= Waterless coolant =

Waterless coolant is a glycol-based liquid substance that does not contain water. Its boiling point of 375 °F is higher than that of water-based coolants and it resists the formation of corrosion. The substance was invented to circumvent the problems of vaporizing water. When water vaporizes, it retains only 4% of its thermal conductivity. Water-based coolants are safe at temperatures below the boiling point of water to maintain the pressure of the system. Waterless coolant has environmental benefits, including reducing the use of cooling fans and therefore improving fuel economy. The coolant does not generally need changing, reducing the hazardous waste following repeated coolant flushes.

==Automotive use==
Waterless coolant is most prominently used in the cooling systems for motorsports, classic car, ATVs, UTVs, snowmobiles and older cars. Older cars often have non-pressurized cooling systems, and the water-based coolant can boil and overflow.
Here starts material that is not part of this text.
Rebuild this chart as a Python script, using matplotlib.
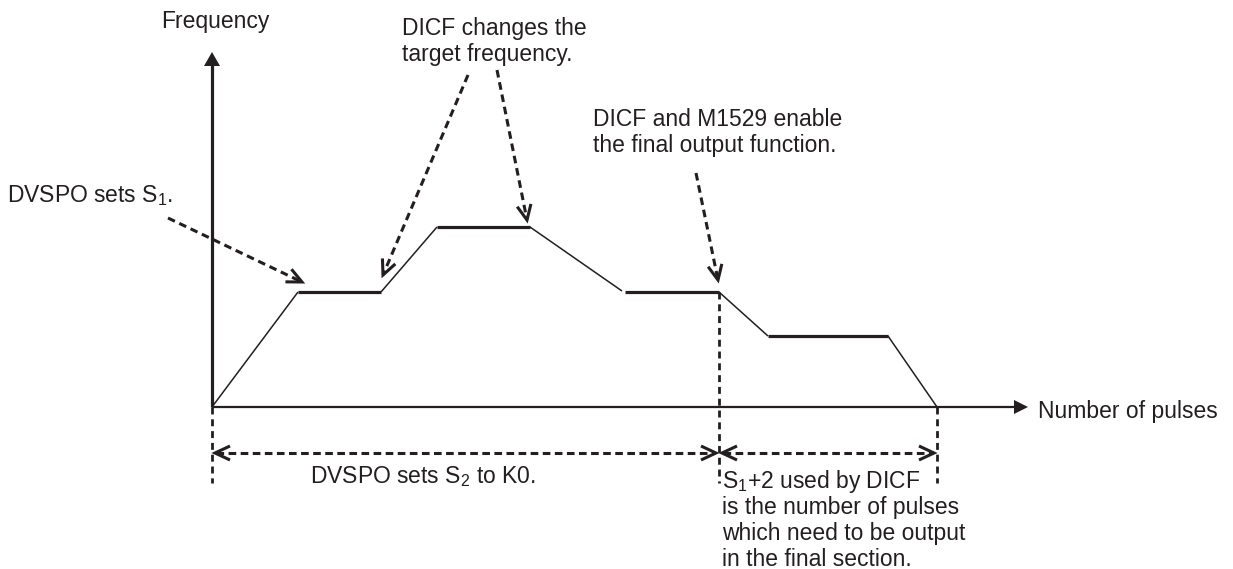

Traditionally, this issue has been solved by topping off the radiator with water. This dilutes the coolant and the water can contain minerals harmful to the vehicle. Classic car owners have adopted waterless coolant to solve this problem. Jay Leno uses waterless coolant for his replica 1937 Bugatti Type 57SC Atlantic vehicle.

==Other uses==
University of California, Los Angeles used waterless engine coolants in its backup generators partly to reduce labor costs, since traditional water and ethylene glycol-based coolants typically need replacing every three years. Waterless coolant lasts the life of the engine and does not require a pressurized system, which reduces stress on the cooling system plumbing. It has also been used to lower fuel usage by reducing the operating time of radiator fans, as done by some waste management departments.

==Primary agents==
Waterless coolant is glycol-based. The liquid avoids corrosion and electrolysis while the additives remain soluble.

==Freeze point==
Waterless coolant acts as an antifreeze, protecting engines to -40 °F.

==Disadvantages==
Waterless coolant is generally more expensive than traditional water and ethylene glycol-based coolants.